1H NMR Relaxometric Study of Molecular Dynamics in a “de Vries” Liquid Crystal

Liquid crystals that exhibit de Vries smectic A phases are promising materials for new generations of ferroelectric liquid crystal displays and other electro-optical devices. We investigated the molecular dynamic properties of a rod-like de Vries liquid crystal compound, namely the 9HL, a (S)-hexyl lactate derivative, in the whole mesophasic range. This is the first molecular dynamics’ investigation on a de Vries phase, and the interest of this system is related to the understanding of the structural and supramolecular organization of de Vries SmA phases, which has been a subject of a broad scientific debate in the last years.

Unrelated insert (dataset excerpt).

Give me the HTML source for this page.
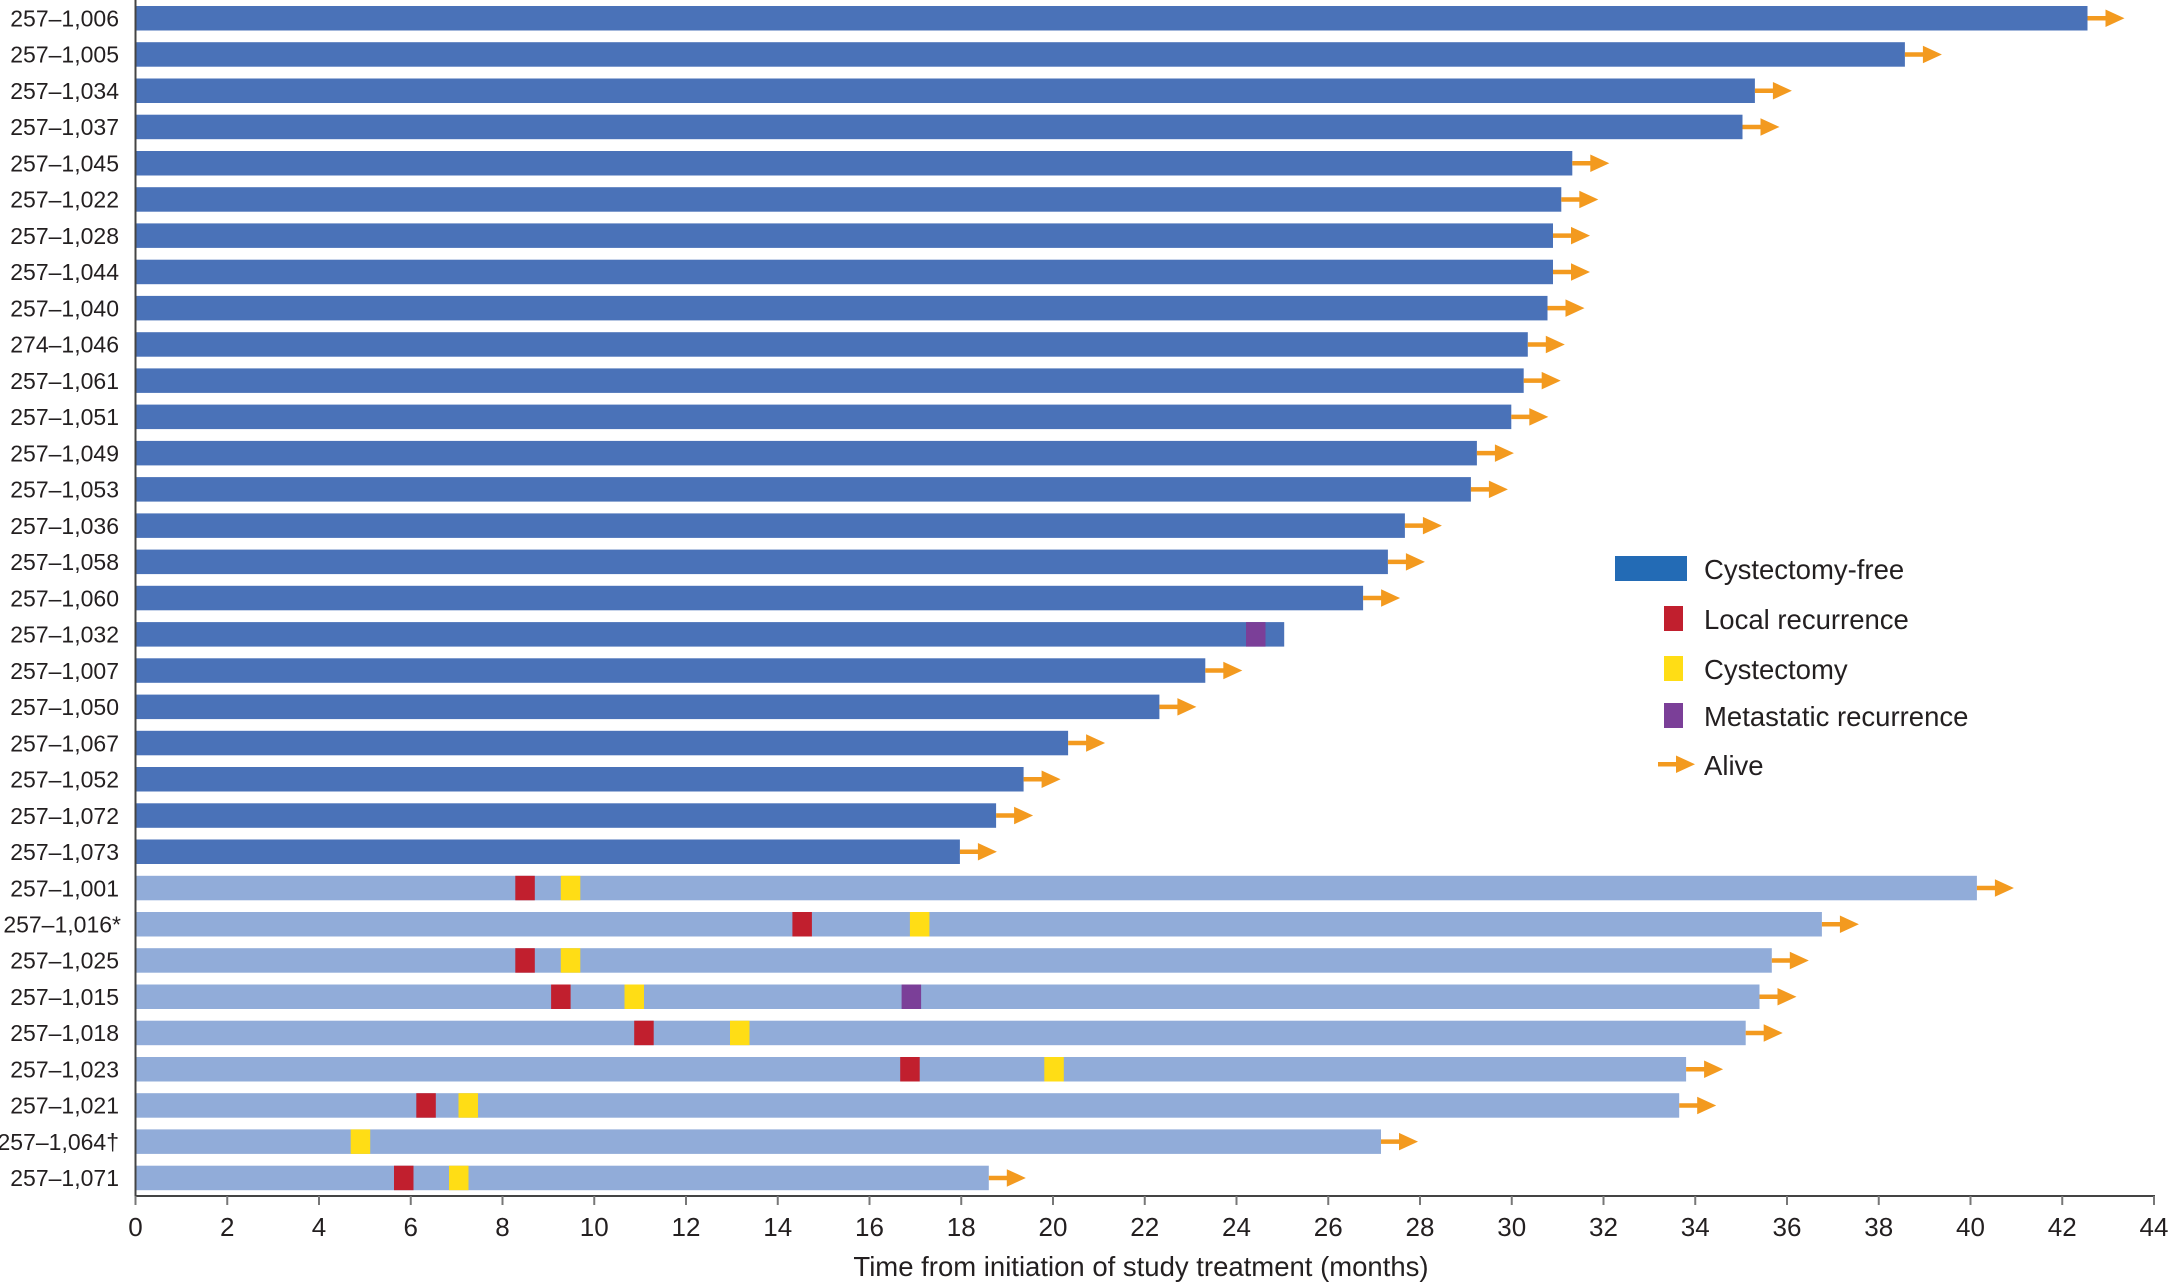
<!DOCTYPE html>
<html><head><meta charset="utf-8"><style>body{margin:0;background:#fff}svg{display:block}text{font-family:"Liberation Sans",sans-serif;fill:#231f20}</style></head><body>
<svg width="2168" height="1283" viewBox="0 0 2168 1283" xmlns="http://www.w3.org/2000/svg">
<defs>
<g id="a"><path d="M0 12.25H24" stroke="#f39a1f" stroke-width="4.5"/><polygon points="18,3.5 37,12.25 18,21" fill="#f39a1f"/></g>
</defs>
<g font-size="23" text-anchor="end">
<g transform="translate(0,6)"><rect x="135.5" width="1952" height="24.5" fill="#4a72b8"/><use href="#a" x="2087.5"/><text x="119" y="20.5">257–1,006</text></g>
<g transform="translate(0,42.2)"><rect x="135.5" width="1769.4" height="24.5" fill="#4a72b8"/><use href="#a" x="1904.9"/><text x="119" y="20.5">257–1,005</text></g>
<g transform="translate(0,78.5)"><rect x="135.5" width="1619.4" height="24.5" fill="#4a72b8"/><use href="#a" x="1754.9"/><text x="119" y="20.5">257–1,034</text></g>
<g transform="translate(0,114.7)"><rect x="135.5" width="1607" height="24.5" fill="#4a72b8"/><use href="#a" x="1742.5"/><text x="119" y="20.5">257–1,037</text></g>
<g transform="translate(0,151)"><rect x="135.5" width="1436.8" height="24.5" fill="#4a72b8"/><use href="#a" x="1572.3"/><text x="119" y="20.5">257–1,045</text></g>
<g transform="translate(0,187.2)"><rect x="135.5" width="1425.8" height="24.5" fill="#4a72b8"/><use href="#a" x="1561.3"/><text x="119" y="20.5">257–1,022</text></g>
<g transform="translate(0,223.4)"><rect x="135.5" width="1417.5" height="24.5" fill="#4a72b8"/><use href="#a" x="1553"/><text x="119" y="20.5">257–1,028</text></g>
<g transform="translate(0,259.7)"><rect x="135.5" width="1417.5" height="24.5" fill="#4a72b8"/><use href="#a" x="1553"/><text x="119" y="20.5">257–1,044</text></g>
<g transform="translate(0,295.9)"><rect x="135.5" width="1412" height="24.5" fill="#4a72b8"/><use href="#a" x="1547.5"/><text x="119" y="20.5">257–1,040</text></g>
<g transform="translate(0,332.2)"><rect x="135.5" width="1392.3" height="24.5" fill="#4a72b8"/><use href="#a" x="1527.8"/><text x="119" y="20.5">274–1,046</text></g>
<g transform="translate(0,368.4)"><rect x="135.5" width="1388.2" height="24.5" fill="#4a72b8"/><use href="#a" x="1523.7"/><text x="119" y="20.5">257–1,061</text></g>
<g transform="translate(0,404.6)"><rect x="135.5" width="1375.8" height="24.5" fill="#4a72b8"/><use href="#a" x="1511.3"/><text x="119" y="20.5">257–1,051</text></g>
<g transform="translate(0,440.9)"><rect x="135.5" width="1341.4" height="24.5" fill="#4a72b8"/><use href="#a" x="1476.9"/><text x="119" y="20.5">257–1,049</text></g>
<g transform="translate(0,477.1)"><rect x="135.5" width="1335.4" height="24.5" fill="#4a72b8"/><use href="#a" x="1470.9"/><text x="119" y="20.5">257–1,053</text></g>
<g transform="translate(0,513.4)"><rect x="135.5" width="1269.4" height="24.5" fill="#4a72b8"/><use href="#a" x="1404.9"/><text x="119" y="20.5">257–1,036</text></g>
<g transform="translate(0,549.6)"><rect x="135.5" width="1252.4" height="24.5" fill="#4a72b8"/><use href="#a" x="1387.9"/><text x="119" y="20.5">257–1,058</text></g>
<g transform="translate(0,585.8)"><rect x="135.5" width="1227.6" height="24.5" fill="#4a72b8"/><use href="#a" x="1363.1"/><text x="119" y="20.5">257–1,060</text></g>
<g transform="translate(0,622.1)"><rect x="135.5" width="1148.7" height="24.5" fill="#4a72b8"/><rect x="1246" width="19.5" height="24.5" fill="#7b3f98"/><text x="119" y="20.5">257–1,032</text></g>
<g transform="translate(0,658.3)"><rect x="135.5" width="1069.8" height="24.5" fill="#4a72b8"/><use href="#a" x="1205.3"/><text x="119" y="20.5">257–1,007</text></g>
<g transform="translate(0,694.6)"><rect x="135.5" width="1023.9" height="24.5" fill="#4a72b8"/><use href="#a" x="1159.4"/><text x="119" y="20.5">257–1,050</text></g>
<g transform="translate(0,730.8)"><rect x="135.5" width="932.6" height="24.5" fill="#4a72b8"/><use href="#a" x="1068.1"/><text x="119" y="20.5">257–1,067</text></g>
<g transform="translate(0,767)"><rect x="135.5" width="888.1" height="24.5" fill="#4a72b8"/><use href="#a" x="1023.6"/><text x="119" y="20.5">257–1,052</text></g>
<g transform="translate(0,803.3)"><rect x="135.5" width="860.6" height="24.5" fill="#4a72b8"/><use href="#a" x="996.1"/><text x="119" y="20.5">257–1,072</text></g>
<g transform="translate(0,839.5)"><rect x="135.5" width="824.4" height="24.5" fill="#4a72b8"/><use href="#a" x="959.9"/><text x="119" y="20.5">257–1,073</text></g>
<g transform="translate(0,875.8)"><rect x="135.5" width="1841.4" height="24.5" fill="#91acd9"/><rect x="515.3" width="19.5" height="24.5" fill="#c11f2e"/><rect x="560.8" width="19.5" height="24.5" fill="#ffdd15"/><use href="#a" x="1976.9"/><text x="119" y="20.5">257–1,001</text></g>
<g transform="translate(0,912)"><rect x="135.5" width="1686.4" height="24.5" fill="#91acd9"/><rect x="792.4" width="19.5" height="24.5" fill="#c11f2e"/><rect x="909.9" width="19.5" height="24.5" fill="#ffdd15"/><use href="#a" x="1821.9"/><text x="121" y="20.5">257–1,016*</text></g>
<g transform="translate(0,948.2)"><rect x="135.5" width="1636.3" height="24.5" fill="#91acd9"/><rect x="515.3" width="19.5" height="24.5" fill="#c11f2e"/><rect x="560.8" width="19.5" height="24.5" fill="#ffdd15"/><use href="#a" x="1771.8"/><text x="119" y="20.5">257–1,025</text></g>
<g transform="translate(0,984.5)"><rect x="135.5" width="1624" height="24.5" fill="#91acd9"/><rect x="551.1" width="19.5" height="24.5" fill="#c11f2e"/><rect x="624.5" width="19.5" height="24.5" fill="#ffdd15"/><rect x="901.6" width="19.5" height="24.5" fill="#7b3f98"/><use href="#a" x="1759.5"/><text x="119" y="20.5">257–1,015</text></g>
<g transform="translate(0,1020.7)"><rect x="135.5" width="1610.2" height="24.5" fill="#91acd9"/><rect x="634.2" width="19.5" height="24.5" fill="#c11f2e"/><rect x="730" width="19.5" height="24.5" fill="#ffdd15"/><use href="#a" x="1745.7"/><text x="119" y="20.5">257–1,018</text></g>
<g transform="translate(0,1057)"><rect x="135.5" width="1550.6" height="24.5" fill="#91acd9"/><rect x="900.2" width="19.5" height="24.5" fill="#c11f2e"/><rect x="1044.3" width="19.5" height="24.5" fill="#ffdd15"/><use href="#a" x="1686.1"/><text x="119" y="20.5">257–1,023</text></g>
<g transform="translate(0,1093.2)"><rect x="135.5" width="1543.7" height="24.5" fill="#91acd9"/><rect x="416.3" width="19.5" height="24.5" fill="#c11f2e"/><rect x="458.5" width="19.5" height="24.5" fill="#ffdd15"/><use href="#a" x="1679.2"/><text x="119" y="20.5">257–1,021</text></g>
<g transform="translate(0,1129.4)"><rect x="135.5" width="1245.5" height="24.5" fill="#91acd9"/><rect x="350.7" width="19.5" height="24.5" fill="#ffdd15"/><use href="#a" x="1381"/><text x="119" y="20.5">257–1,064†</text></g>
<g transform="translate(0,1165.7)"><rect x="135.5" width="853.3" height="24.5" fill="#91acd9"/><rect x="394" width="19.5" height="24.5" fill="#c11f2e"/><rect x="449" width="19.5" height="24.5" fill="#ffdd15"/><use href="#a" x="988.8"/><text x="119" y="20.5">257–1,071</text></g>
</g>
<g stroke="#444" stroke-width="2">
<line x1="135.5" y1="0" x2="135.5" y2="1197"/>
<line x1="135.5" y1="1196" x2="2155" y2="1196"/>
<g stroke="#777">
<line x1="135.5" y1="1196" x2="135.5" y2="1205"/><line x1="227.25" y1="1196" x2="227.25" y2="1205"/><line x1="319" y1="1196" x2="319" y2="1205"/><line x1="410.75" y1="1196" x2="410.75" y2="1205"/><line x1="502.5" y1="1196" x2="502.5" y2="1205"/><line x1="594.25" y1="1196" x2="594.25" y2="1205"/><line x1="686" y1="1196" x2="686" y2="1205"/><line x1="777.75" y1="1196" x2="777.75" y2="1205"/><line x1="869.5" y1="1196" x2="869.5" y2="1205"/><line x1="961.25" y1="1196" x2="961.25" y2="1205"/><line x1="1053" y1="1196" x2="1053" y2="1205"/><line x1="1144.75" y1="1196" x2="1144.75" y2="1205"/><line x1="1236.5" y1="1196" x2="1236.5" y2="1205"/><line x1="1328.25" y1="1196" x2="1328.25" y2="1205"/><line x1="1420" y1="1196" x2="1420" y2="1205"/><line x1="1511.75" y1="1196" x2="1511.75" y2="1205"/><line x1="1603.5" y1="1196" x2="1603.5" y2="1205"/><line x1="1695.25" y1="1196" x2="1695.25" y2="1205"/><line x1="1787" y1="1196" x2="1787" y2="1205"/><line x1="1878.75" y1="1196" x2="1878.75" y2="1205"/><line x1="1970.5" y1="1196" x2="1970.5" y2="1205"/><line x1="2062.25" y1="1196" x2="2062.25" y2="1205"/><line x1="2154" y1="1196" x2="2154" y2="1205"/>
</g></g>
<g font-size="26" text-anchor="middle">
<text x="135.5" y="1236">0</text><text x="227.25" y="1236">2</text><text x="319" y="1236">4</text><text x="410.75" y="1236">6</text><text x="502.5" y="1236">8</text><text x="594.25" y="1236">10</text><text x="686" y="1236">12</text><text x="777.75" y="1236">14</text><text x="869.5" y="1236">16</text><text x="961.25" y="1236">18</text><text x="1053" y="1236">20</text><text x="1144.75" y="1236">22</text><text x="1236.5" y="1236">24</text><text x="1328.25" y="1236">26</text><text x="1420" y="1236">28</text><text x="1511.75" y="1236">30</text><text x="1603.5" y="1236">32</text><text x="1695.25" y="1236">34</text><text x="1787" y="1236">36</text><text x="1878.75" y="1236">38</text><text x="1970.5" y="1236">40</text><text x="2062.25" y="1236">42</text><text x="2154" y="1236">44</text>
<text x="1141" y="1276" font-size="27.5">Time from initiation of study treatment (months)</text>
</g>
<rect x="1615" y="556" width="72" height="25" fill="#236bb5"/>
<rect x="1664" y="606" width="19" height="25" fill="#c11f2e"/>
<rect x="1664" y="656" width="19" height="25" fill="#ffdd15"/>
<rect x="1664" y="703" width="19" height="25" fill="#7b3f98"/>
<use href="#a" x="1658" y="752"/>
<g font-size="27.5">
<text x="1704" y="579">Cystectomy-free</text>
<text x="1704" y="629">Local recurrence</text>
<text x="1704" y="679">Cystectomy</text>
<text x="1704" y="726">Metastatic recurrence</text>
<text x="1704" y="775">Alive</text>
</g>
</svg>
</body></html>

Proton NMR spin–lattice relaxation times, T1, were measured in the range 100 MHz to 5 kHz, thus covering a very wide range of motional regimes. 1H NMR dispersion curves and temperature-dependent relaxation rates were analyzed with a global minimum target fitting approach and the main molecular motions, namely reorientational diffusion, translational self-diffusion, layer undulation, and tilting director fluctuations were fully characterized. The molecular dynamics’ behavior observed across the SmA–SmC* phase transitions of 9HL was consistent with the proposed cluster diffuse cone model for the de Vries SmA phase.